Enter Polunin, in sheer tights and what can only be described as a spangled merkin. He spins (magnificently), he leaps (not quite so magnificently), then spends a surprising amount of time getting his breath back while draped over the North Pole of planet Jupiter. Eventually, he resurfaces, pirouettes some more then disappears down a steaming upstage crater while various selfies of the star are projected on to the clouds above. The whole sorry business is (partially) redeemed by Osipova, who shimmers through an adorable solo of her own devising which shows the forlorn Echo dwindle away to an answering voice.

Project Polunin played to packed and adoring houses, and its director is unlikely to rethink his decision to go it alone but, on this showing, he has neither the taste nor the choreographic talent to make a success of it.
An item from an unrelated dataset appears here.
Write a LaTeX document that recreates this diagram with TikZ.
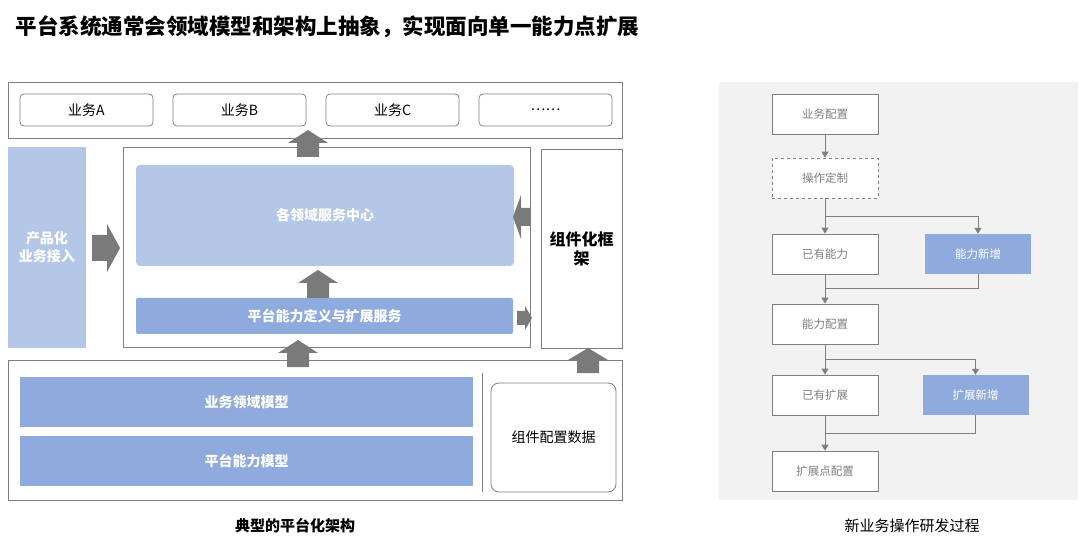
\documentclass[tikz,border=0pt]{standalone}
\usepackage{fontspec}
\setmainfont{Noto Sans CJK SC}
\usetikzlibrary{calc,arrows.meta}
\definecolor{lineGray}{HTML}{7F7F7F}
\definecolor{lightBlue}{HTML}{B4C7E7}
\definecolor{midBlue}{HTML}{8FAADC}
\definecolor{panelGray}{HTML}{F2F2F2}
\definecolor{arrowGray}{HTML}{7A7A7A}
% fat arrows: tip x, tip y, head length, half head, half shaft, total length
\newcommand{\fatup}[6]{\fill[arrowGray] (#1,#2) -- ++(#4,#3) -- ++(-#4+#5,0) -- ++(0,#6-#3) -- ++(-2*#5,0) -- ++(0,-#6+#3) -- ++(-#4+#5,0) -- cycle;}
\newcommand{\fatright}[6]{\fill[arrowGray] (#1,#2) -- ++(-#3,#4) -- ++(0,-#4+#5) -- ++(-#6+#3,0) -- ++(0,-2*#5) -- ++(#6-#3,0) -- ++(0,-#4+#5) -- cycle;}
\newcommand{\fatleft}[6]{\fill[arrowGray] (#1,#2) -- ++(#3,#4) -- ++(0,-#4+#5) -- ++(#6-#3,0) -- ++(0,-2*#5) -- ++(-#6+#3,0) -- ++(0,-#4+#5) -- cycle;}
\tikzset{
  frame/.style={draw=lineGray, line width=0.8pt, fill=white},
  biz/.style={draw=lineGray, line width=0.8pt, rounded corners=4pt, fill=white, minimum width=133, minimum height=32, font=\fontsize{14}{16}\selectfont},
  bluebox/.style={fill=midBlue, text=white, font=\bfseries\fontsize{14}{16}\selectfont},
  procstep/.style={draw=lineGray, line width=0.8pt, fill=white, minimum width=106, minimum height=40, text=lineGray, font=\fontsize{11.5}{13}\selectfont},
  newstep/.style={fill=midBlue, minimum width=106, minimum height=40, text=white, font=\fontsize{11.5}{13}\selectfont},
  flow/.style={draw=lineGray, line width=1pt, -{Triangle[length=6pt,width=7pt]}},
  link/.style={draw=lineGray, line width=1pt},
}
\begin{document}
\begin{tikzpicture}[x=1pt,y=-1pt]
\useasboundingbox (0,0) rectangle (1080,548);

% title
\node[anchor=west, font=\bfseries\fontsize{21.5}{25}\selectfont] (title) at (12,27) {平台系统通常会领域模型和架构上抽象，实现面向单一能力点扩展};

% left: business row
\node[frame, minimum width=614, minimum height=56] (bizrow) at (315,110) {};
\node[biz] (bizA) at (86.5,110) {业务A};
\node[biz] (bizB) at (239.5,110) {业务B};
\node[biz] (bizC) at (392.5,110) {业务C};
\node[biz] (bizD) at (545.5,110) {……};

% left: middle row
\node[fill=lightBlue, minimum width=78, minimum height=201, text=white, align=center, font=\bfseries\fontsize{14}{18}\selectfont] (access) at (47,247.5) {产品化\\业务接入};
\node[frame, minimum width=407, minimum height=200] (center) at (326.5,247) {};
\node[fill=lightBlue, rounded corners=4pt, minimum width=378, minimum height=101, text=white, font=\bfseries\fontsize{14}{16}\selectfont] (domain) at (325,215.5) {各领域服务中心};
\node[bluebox, rounded corners=2pt, minimum width=377, minimum height=36] (ability) at (324.5,316) {平台能力定义与扩展服务};
\node[frame, minimum width=81, minimum height=199, align=center, font=\bfseries\fontsize{16}{19}\selectfont] (comp) at (581.5,248.5) {组件化框\\架};

% left: bottom row
\node[frame, minimum width=614, minimum height=140] (model) at (315,430) {};
\node[bluebox, minimum width=453, minimum height=50] (bizmodel) at (246.5,402) {业务领域模型};
\node[bluebox, minimum width=453, minimum height=50] (abmodel) at (246.5,461) {平台能力模型};
\draw[lineGray, line width=0.8pt] (482,373) -- (482,492);
\node[draw=lineGray, line width=0.8pt, rounded corners=8pt, minimum width=125, minimum height=109, font=\fontsize{14}{16}\selectfont] (compdata) at (553.5,437.5) {组件配置数据};

% fat arrows
\fatup{308}{130}{13}{20}{11}{27}
\fatup{318}{270}{13}{20}{11}{28}
\fatup{298}{340}{13}{20}{11}{27}
\fatup{588}{348}{12}{20}{11}{25}
\fatright{120}{248}{13}{24}{13}{28}
\fatleft{513}{217}{8}{22}{9}{17}
\fatright{532}{318}{7}{12}{7}{15}

\node[font=\bfseries\fontsize{15}{18}\selectfont] (leftcap) at (295,526) {典型的平台化架构};

% right: process
\fill[panelGray] (719,82) rectangle (1078,500);
\node[procstep] (cfg) at (825,114) {业务配置};
\node[procstep, dashed] (cust) at (825,178) {操作定制};
\node[procstep] (hasab) at (825,254) {已有能力};
\node[newstep] (newab) at (978,254) {能力新增};
\node[procstep] (abcfg) at (825,324) {能力配置};
\node[procstep] (hasext) at (825,395) {已有扩展};
\node[newstep] (newext) at (975.5,395) {扩展新增};
\node[procstep] (extcfg) at (825,471) {扩展点配置};

\draw[flow] (cfg) -- (cust);
\draw[flow] (cust) -- (hasab);
\draw[flow] (cust.south) -- ++(0,18) -| (newab.north);
\draw[flow] (hasab) -- (abcfg);
\draw[link] (newab.south) |- ($(hasab.south)!0.5!(abcfg.north)$);
\draw[flow] (abcfg) -- (hasext);
\draw[flow] (abcfg.south) -- ++(0,15) -| (newext.north);
\draw[flow] (hasext) -- (extcfg);
\draw[link] (newext.south) |- ($(hasext.south)!0.5!(extcfg.north)$);

\node[font=\fontsize{15}{18}\selectfont] (rightcap) at (912,526) {新业务操作研发过程};
\end{tikzpicture}
\end{document}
A guest contract with a major company would give him a measure of freedom while supplying the infrastructure he so badly needs and — most important of all — a repertoire worthy of his genius. It is rumoured that he will be Armand to Osipova’s Marguerite at Covent Garden this June. I won’t be holding my breath (but I am crossing my fingers).

Without a big name, mixed bills can be a very hard sell. The Royal Ballet’s latest, which opened at the Royal Opera House last week, is an ill-sorted trio with scant box-office appeal despite a top price of only £50. The evening kicks off with two plotless, bare-chest-and-leotard exercises: Christopher Wheeldon’s After the Rain and David Dawson’s Human Seasons. Vadim Muntagirov and four fellow principals do their best to mask Dawson’s weaknesses but the pairwork is ice-dance-y at best and is dominated by an ugly woman-as-floorcloth motif. Dancers spend a lot of time making an urgent dash for the wings (perhaps in a bid for escape).

The evening is saved by Crystal Pite’s Flight Pattern, the Canadian choreographer’s first Royal Ballet commission, in which she responds to the global refugee crisis with 36 dancers and Gorecki’s haunting Symphony of Sorrowful Songs.

A less intelligent, less reflective dancemaker might have struggled with such an emotive subject but Pite’s profoundly humane response is free of either soap-boxing or sentiment. Her extraordinary command of space allows her to create powerful massed effects with often very simple movements.

The 36 overcoated figures in the opening scenes sway back and forth in a huddled mass in the shadow of Jay Gower Taylor’s monolithic set. Gradually, the seething crowd fragments into tragic vignettes: lovers are reunited; a distraught woman (the excellent Kristen McNally) staggers upstage with her coat cradled in her arms like a drowned child. The great shoal of bodies finally surges through the open gates but Marcelino Sambé is left behind to deliver an agonised epilogue, his elegant lines ruptured and fragmented, as he dances out his rage and frustration.